One-dimensional refraction properties of compression shocks in non-ideal gases

Abstract

Non-ideal gases refer to deformable substances in which the speed of sound can decrease following an isentropic compression. This may occur near a phase transition such as the liquid–vapour critical point due to long-range molecular interactions. Isentropes can then become locally concave in the pressure/specific-volume phase diagram (e.g. Bethe–Zel’dovich–Thompson (BZT) gases). Following the pioneering work of Bethe (Tech. Rep. 545, Office of Scientific Research and Development, 1942) on shocks in non-ideal gases, this paper explores the refraction properties of stable compression shocks in non-reacting but arbitrary substances featuring a positive isobaric volume expansivity. A small-perturbation analysis is carried out to obtain analytical expressions for the thermo-acoustic properties of the refracted field normal to the shock front.
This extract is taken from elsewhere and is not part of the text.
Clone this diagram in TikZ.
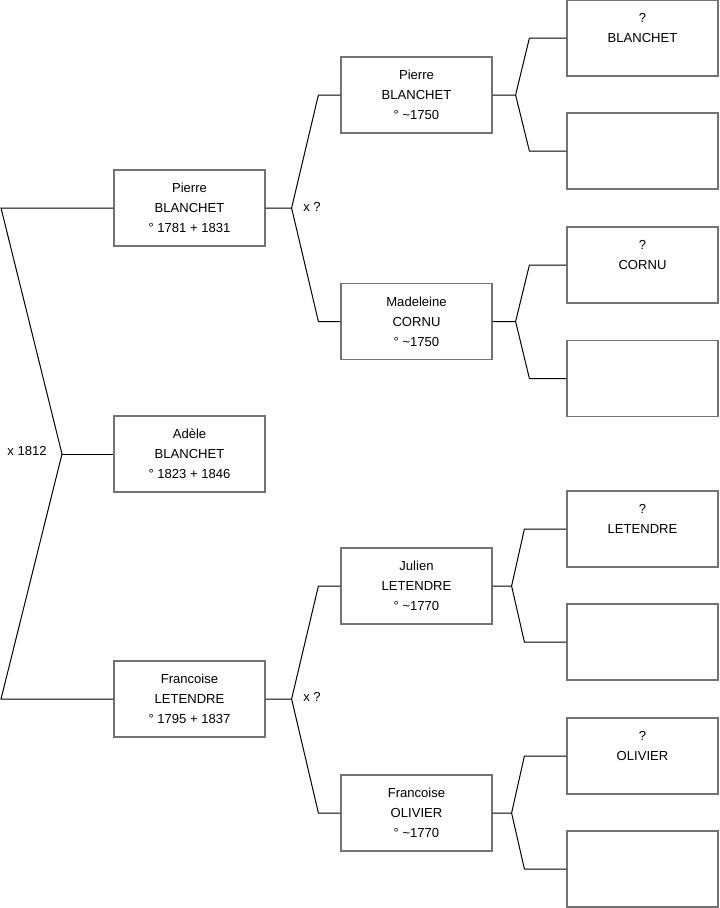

Three new regimes are discovered: (i) an extensive but selective (in upstream Mach numbers) amplification of the entropy mode (hundreds of times larger than those of a corresponding ideal gas); (ii) discontinuous (in upstream Mach numbers) refraction properties following the appearance of non-admissible portions of the shock adiabats; (iii) the emergence of a phase shift for the generated acoustic modes and therefore the existence of conditions for which the perturbed shock does not produce any acoustic field (i.e. ‘quiet’ shocks, to contrast with the spontaneous D’yakov–Kontorovich acoustic emission expected in 2D or 3D). In the context of multidimensional flows, and compressible turbulence in particular, these results demonstrate a variety of pathways by which a supplied amount of energy (in the form of an entropy, vortical or acoustic mode) can be redistributed in the form of other entropy, acoustic and vortical modes in a manner that is simply not achievable in ideal gases. These findings are relevant for turbines and compressors operating close to the liquid–vapour critical point (e.g. organic Rankine cycle expanders, supercritical $\text{CO}_{2}$ compressors), astrophysical flows modelled as continuum media with exotic equations of state (e.g. the early Universe) or Bose–Einstein condensates with small but finite temperature effects.